Legal Battles and Executive Overreach
The tension between the executive branch and the Federal Reserve has already manifested in high-stakes legal skirmishes. The administration recently ordered the removal of Fed Governor Lisa Cook, citing unproven claims of mortgage fraud. However, the US Supreme Court has intervened, ruling that Cook may retain her seat while the court reviews the legality of the firing.
Under the Federal Reserve Act, a president cannot simply fire a governor for disagreeing on policy; they must demonstrate “cause,” which is legally interpreted as malfeasance or neglect of duty. The attempt to remove Cook, coupled with a short-lived criminal investigation into Powell’s own testimony regarding headquarters renovations—launched by Trump ally Jeanine Pirro—suggests a strategy of using administrative and legal pressure to force policy compliance.
Defending the Rule of Law
Beyond the technicalities of monetary policy, Powell used the platform to offer a broader defense of democratic governance. Drawing on the words of John Adams, Powell reminded the audience that the US is intended to be “a government of laws and not of men.”
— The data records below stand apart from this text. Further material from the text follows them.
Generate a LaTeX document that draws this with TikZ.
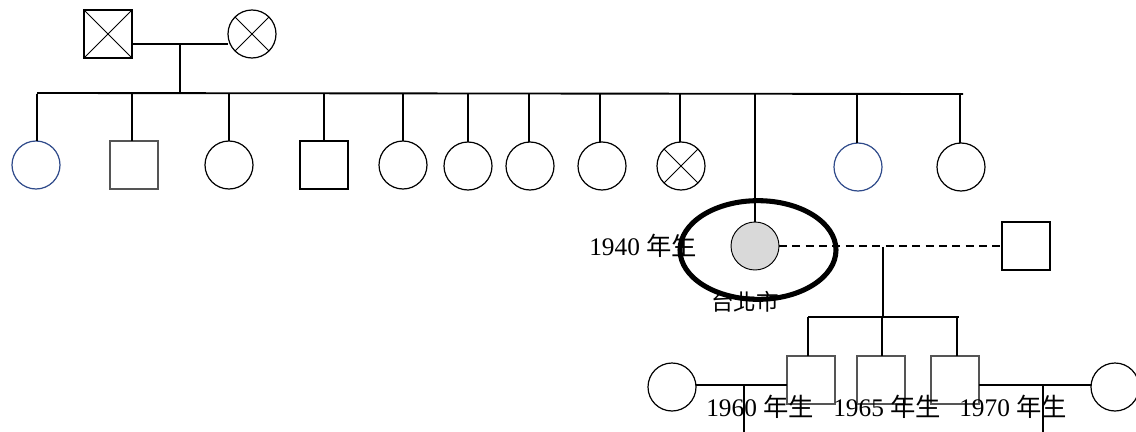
\documentclass[tikz,border=0pt]{standalone}
\usepackage{fontspec}
\usetikzlibrary{shapes.geometric}
\setmainfont{Liberation Serif}
\newfontfamily\cjk{Noto Sans CJK TC}
\definecolor{pedblue}{HTML}{2F4A8A}
\definecolor{probgray}{HTML}{D9D9D9}
\definecolor{boxgray}{HTML}{555555}
\begin{document}
\begin{tikzpicture}[x=0.75pt,y=-0.75pt,
  person/.style={draw=black,line width=0.9pt,minimum size=36pt,inner sep=0pt,outer sep=0pt},
  male/.style={person,rectangle},
  female/.style={person,circle},
  deceased/.style={path picture={\draw[line width=0.7pt]
      (path picture bounding box.north west)--(path picture bounding box.south east)
      (path picture bounding box.north east)--(path picture bounding box.south west);}},
  link/.style={line width=1.4pt,black},
  thin link/.style={line width=1.1pt,black},
  label/.style={inner sep=0pt,font=\fontsize{19}{21}\selectfont},
  circle deceased/.style={path picture={\draw[line width=0.7pt]
      ([shift={(-12.7pt,-12.7pt)}]path picture bounding box.center)--([shift={(12.7pt,12.7pt)}]path picture bounding box.center)
      ([shift={(-12.7pt,12.7pt)}]path picture bounding box.center)--([shift={(12.7pt,-12.7pt)}]path picture bounding box.center);}}
]
\useasboundingbox (0,0) rectangle (1136,432);
\fill[white] (0,0) rectangle (1136,432);

% grandparents
\node[male,deceased] (gf) at (108,34) {};
\node[female,circle deceased] (gm) at (252,34) {};
\coordinate (gmar) at (180,44);
\draw[link] (gf.east |- gmar) -- (gm.west |- gmar);
\coordinate (sibL) at (37,93);
\coordinate (sibR) at (963,94);
\draw[link] (gmar) -- (180,93);
\draw[link] (sibL) -- (sibR);

% children row
\node[female,draw=pedblue] (c1) at (36,165) {};
\node[male,draw=boxgray] (c2) at (134,165) {};
\node[female] (c3) at (229,165) {};
\node[male] (c4) at (324,165) {};
\node[female] (c5) at (403,165) {};
\node[female] (c6) at (468,166) {};
\node[female] (c7) at (530,166) {};
\node[female] (c8) at (602,166) {};
\node[female,circle deceased] (c9) at (681,166) {};
\node[female,draw=pedblue] (c10) at (858,167) {};
\node[female] (c11) at (961,167) {};

\foreach \c/\x in {c1/37,c2/132,c3/229,c4/324,c5/403,c6/468,c7/529,c8/600,c9/680,c10/857,c11/960}{
  \draw[link] (\x,93.5) -- (\x,0 |- \c.north);
}

% proband
\node[female,fill=probgray,line width=0.7pt] (prob) at (755,246) {};
\draw[link,line width=1.1pt] (755,94) -- (prob.north);
\node[male] (sp) at (1026,246) {};
\draw[line width=1.3pt,dash pattern=on 6pt off 4pt] (prob.east) -- (sp.west);

\node[label,anchor=base west] (t1940) at (589,255) {1940 {\cjk 年生}};
\node[label,anchor=base,font=\fontsize{17}{19}\selectfont\cjk] (ttp) at (745,310) {台北市};
\node[draw=black,line width=3.8pt,ellipse,minimum width=117pt,minimum height=74pt,inner sep=0pt] (oval) at (758,250) {};

% third generation
\coordinate (cmar) at (883,247);
\coordinate (sib2) at (883,317);
\draw[thin link] (cmar) -- (sib2);
\node[male,draw=boxgray] (s1) at (811,380) {};
\node[male,draw=boxgray] (s2) at (881,380) {};
\node[male,draw=boxgray] (s3) at (955,380) {};
\draw[thin link] (808,317) -- (959,317);
\draw[thin link] (808,316.5) -- (808,0 |- s1.north);
\draw[thin link] (882,317) -- (882,0 |- s2.north);
\draw[thin link] (957,316.5) -- (957,0 |- s3.north);

\node[female] (w1) at (672,387) {};
\node[female] (w3) at (1115,387) {};
\draw[thin link] (w1.east |- 0,385) -- (s1.west |- 0,385);
\draw[thin link] (s3.east |- 0,385) -- (w3.west |- 0,385);
\coordinate (d1) at (744,432);
\coordinate (d3) at (1043,432);
\draw[thin link] (744,385) -- (d1);
\draw[thin link] (1043,385) -- (d3);

\node[label,anchor=base west] (t1960) at (706,416) {1960 {\cjk 年生}};
\node[label,anchor=base west] (t1965) at (833,416) {1965 {\cjk 年生}};
\node[label,anchor=base west] (t1970) at (959,416) {1970 {\cjk 年生}};
\end{tikzpicture}
\end{document}
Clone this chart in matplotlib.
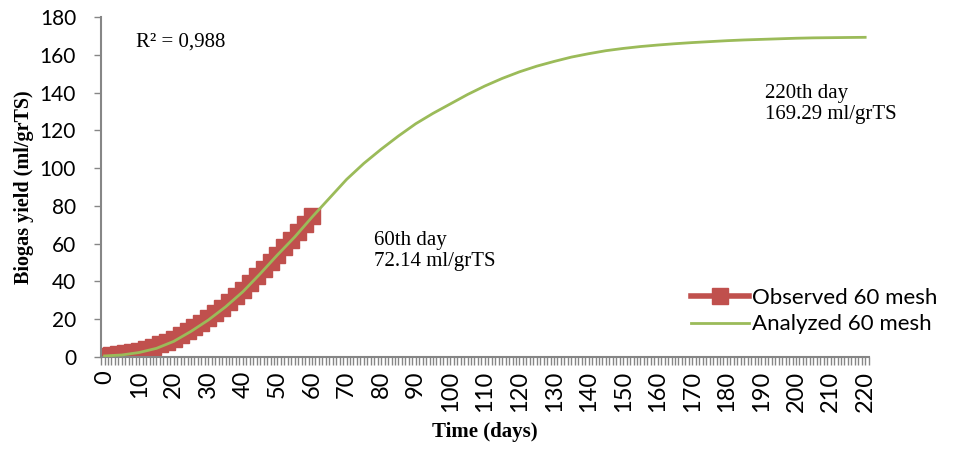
import matplotlib.pyplot as plt
from matplotlib.ticker import MultipleLocator

# observed data (every 2 days, 0..60)
obs_days = list(range(0, 61, 2))
obs_yield = [0.5, 1.0, 1.5, 2.0, 2.6, 3.3, 4.2, 5.3, 6.6, 8.0, 9.6, 11.5, 13.5,
             15.7, 18.0, 20.5, 23.2, 26.0, 29.0, 32.2, 35.5, 39.0, 42.7, 46.5,
             50.3, 54.2, 58.0, 62.0, 66.0, 70.2, 74.5]

# analyzed (model) curve, every 5 days
fit_days = list(range(0, 221, 5))
fit_yield = [0.5, 1.0, 2.3, 4.5, 8.2, 13.5, 19.5, 26.5, 34.5, 44.0, 54.0, 63.5,
             74.0, 84.0, 94.0, 102.5, 110.0, 117.0, 123.5, 129.0, 134.0, 139.0,
             143.5, 147.5, 151.0, 154.0, 156.5, 158.8, 160.6, 162.2, 163.4,
             164.4, 165.2, 165.9, 166.5, 167.0, 167.5, 167.9, 168.2, 168.5,
             168.8, 169.0, 169.1, 169.2, 169.29]

x_ticks = list(range(0, 221, 10))

red = '#C0504D'
green = '#9BBB59'
grey = '#868686'
serif = 'Liberation Serif'

fig = plt.figure(figsize=(9.63, 4.5), dpi=100)
ax = fig.add_axes([0.105, 0.207, 0.797, 0.755])

ax.plot(obs_days, obs_yield, color=red, lw=4, marker='s', ms=12,
        mec=red, mfc=red, label='Observed 60 mesh', zorder=2)
ax.plot(fit_days, fit_yield, color=green, lw=2, label='Analyzed 60 mesh', zorder=3)

ax.set_xlim(-1, 221)
ax.set_ylim(0, 180)
ax.set_xticks(x_ticks)
ax.set_xticklabels([str(v) for v in x_ticks], rotation=90)
ax.xaxis.set_minor_locator(MultipleLocator(1))
ax.yaxis.set_major_locator(MultipleLocator(20))

for s in ['top', 'right']:
    ax.spines[s].set_visible(False)
for s in ['left', 'bottom']:
    ax.spines[s].set_color(grey)
    ax.spines[s].set_linewidth(1.5)

ax.tick_params(axis='x', which='both', direction='out', color=grey, length=6,
               width=1, labelsize=17, pad=4)
ax.tick_params(axis='y', which='major', direction='out', color=grey, length=5,
               width=1, labelsize=15, pad=13)
for lab in ax.get_xticklabels() + ax.get_yticklabels():
    lab.set_fontfamily('Lato')

ax.set_xlabel('Time (days)', fontfamily=serif, fontweight='bold', fontsize=15, labelpad=7)
ax.set_ylabel('Biogas yield (ml/grTS)', fontfamily=serif, fontweight='bold', fontsize=14.5, labelpad=4)

ax.text(0.045, 0.955, 'R² = 0,988', transform=ax.transAxes, fontfamily=serif,
        fontsize=15, va='top', ha='left')
ax.text(78, 56, '60th day\n72.14 ml/grTS', fontfamily=serif, fontsize=15,
        va='center', ha='left', linespacing=1.15)
ax.text(191, 134, '220th day\n169.29 ml/grTS', fontfamily=serif, fontsize=15,
        va='center', ha='left', linespacing=1.15)

leg = ax.legend(loc='lower left', bbox_to_anchor=(0.757, 0.04), frameon=False,
                prop={'family': 'Lato', 'size': 16}, handlelength=2.6,
                handletextpad=0.15, borderaxespad=0, labelspacing=0.3)

fig.savefig('out.png', dpi=100)
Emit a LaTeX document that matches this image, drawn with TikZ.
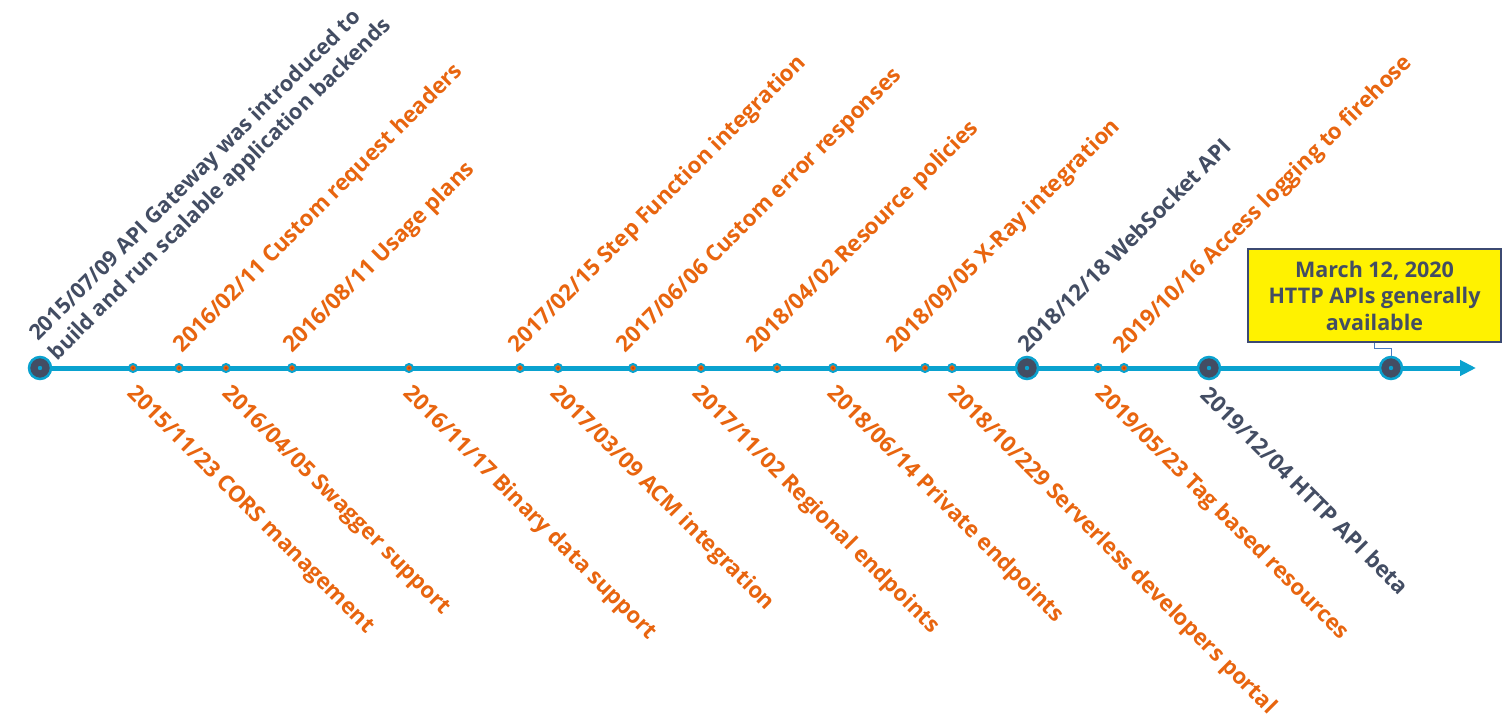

He argued that while partisan differences are a healthy and essential part of a thriving democracy, they must not erode the foundational respect for the rule of law. By remaining as one of the seven members of the Fed’s Board of Governors after stepping down as chair last month, Powell continues to occupy a vantage point from which to witness the ongoing friction between independent regulatory bodies and the current administration’s approach to governance.